Saturday, March 19, 2005

Improved Writing is Easily Achieved: OR How to Recover from a Dumbed-Down Canadian School System

As I mentioned in lecture, your mid-term essays had an average quality for first year university students that was higher than expected. Now, the low expectation was not caused by your capacities, but rather by the deplorable -- indeed, abysmal - state of the Canadian (and American, and British) primary and secondary education system.

Not only don't High Schools teach proper grammar, but few (very few) teachers know grammar themselves. You can prove my claim by a fun test: the next time you meet a school teacher in a social setting, ask him or her to define "gerund" and to provide you with an exemplary sentence. You might also ask the teacher to take this test: it is an application exam for a school in England from 1989 for eleven year olds. (Link courtesy Lou Rockwell's blog.)

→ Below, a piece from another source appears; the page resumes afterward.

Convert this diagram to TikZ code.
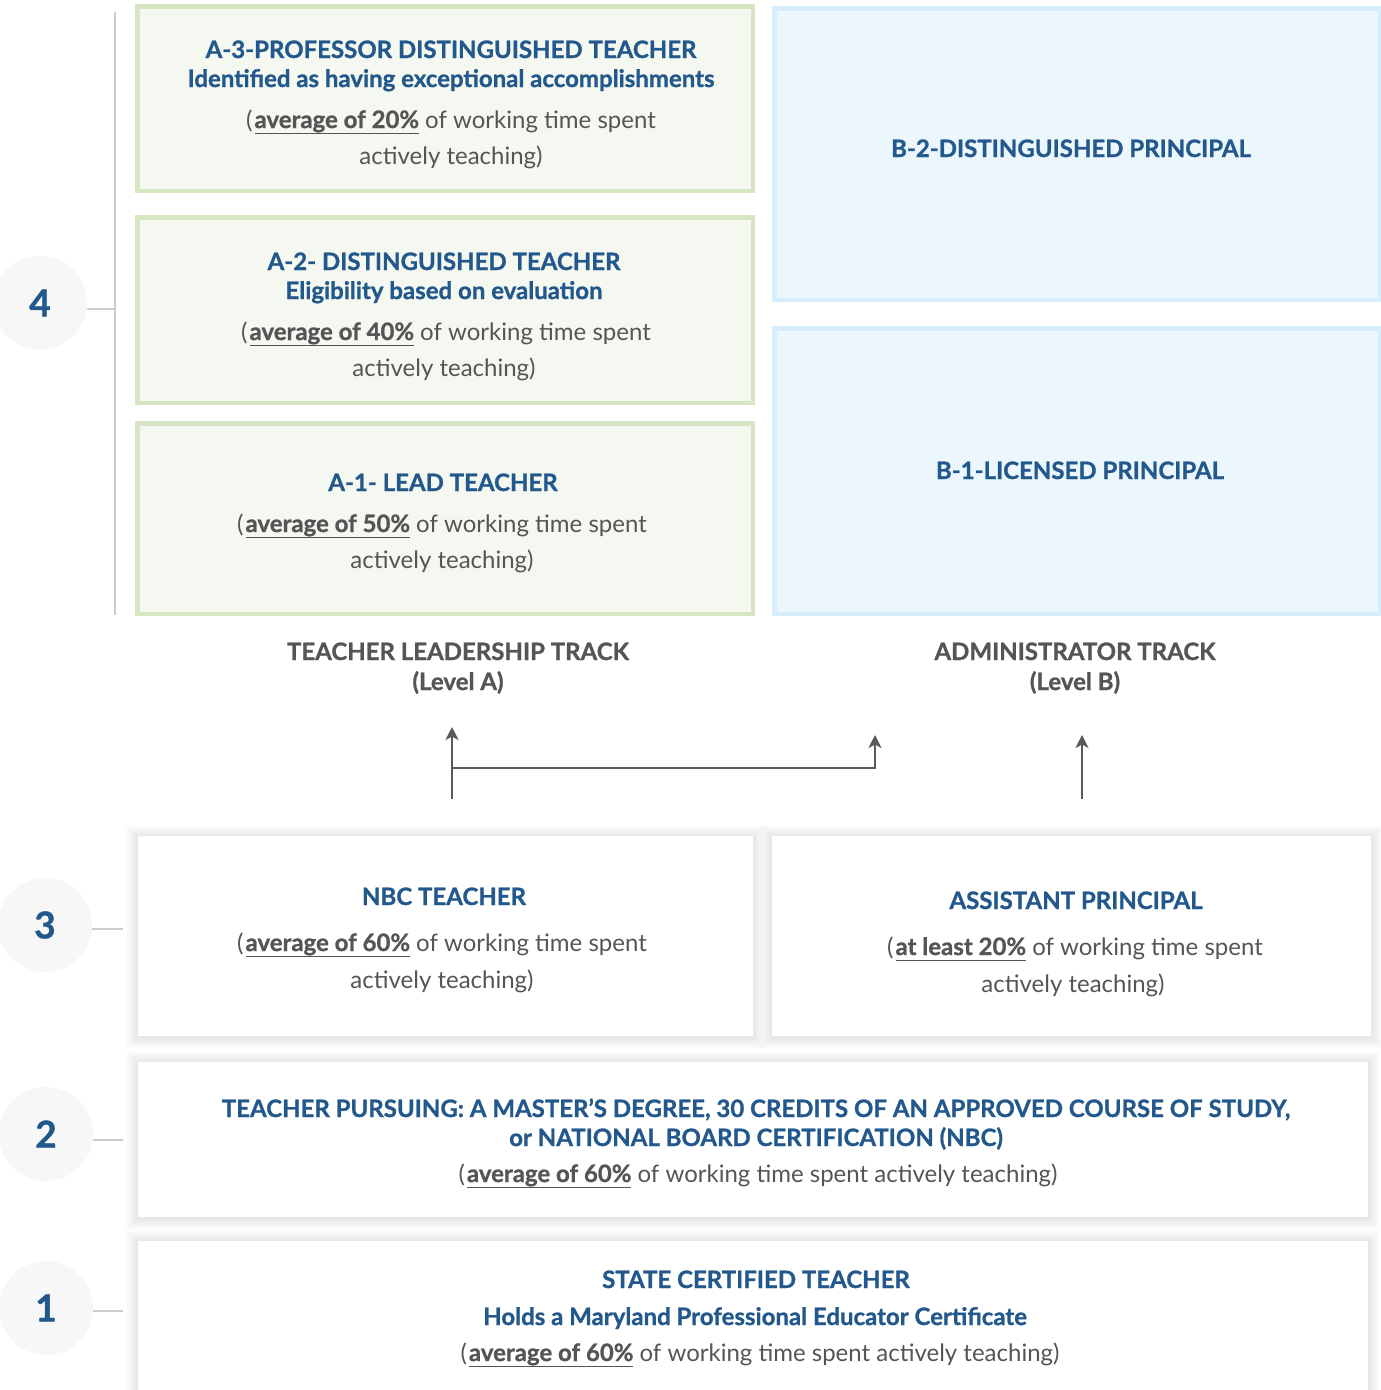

Of course, because you yourself are a product (more accurately, a victim) of this system of putative education, it is likely that you don't know what a gerund is either. However, it is your good fortune to now be in one of our admirable universities which are still faithful to the ideal and practice of high academic standards. Accordingly, you have a course instructor who here directs you to purchase The Little, Brown Handbook: an excellent Canadian reference work and self-teaching tool for English grammar. A copy is also available at the Surrey campus Library, here: as is a compact version, here.

Contrary to the impression that you were given by your school, it is a very easy matter to make significant improvement in the mastery of the fundamentals of English grammar. Simply begin at the beginning of the Little, Brown Handbook and study a section a day. A section takes about fifteen minutes, and the book can be compleated at an easy pace, review included, in a couple of months. The book is organised in a very rational way, is written in plain langauge, and combines brevity and comprehensiveness in almost artistic proportion.

The reward for those who follow this discipline is incalculable: in academic success, career progress, and in any aspect of life in which confident literacy is a boon -- which is to say, every aspect. Test this assertion for yourselves: if you start now, you might improve your mark on the (significant) essay component of our Final Exam by a good twenty per-cent.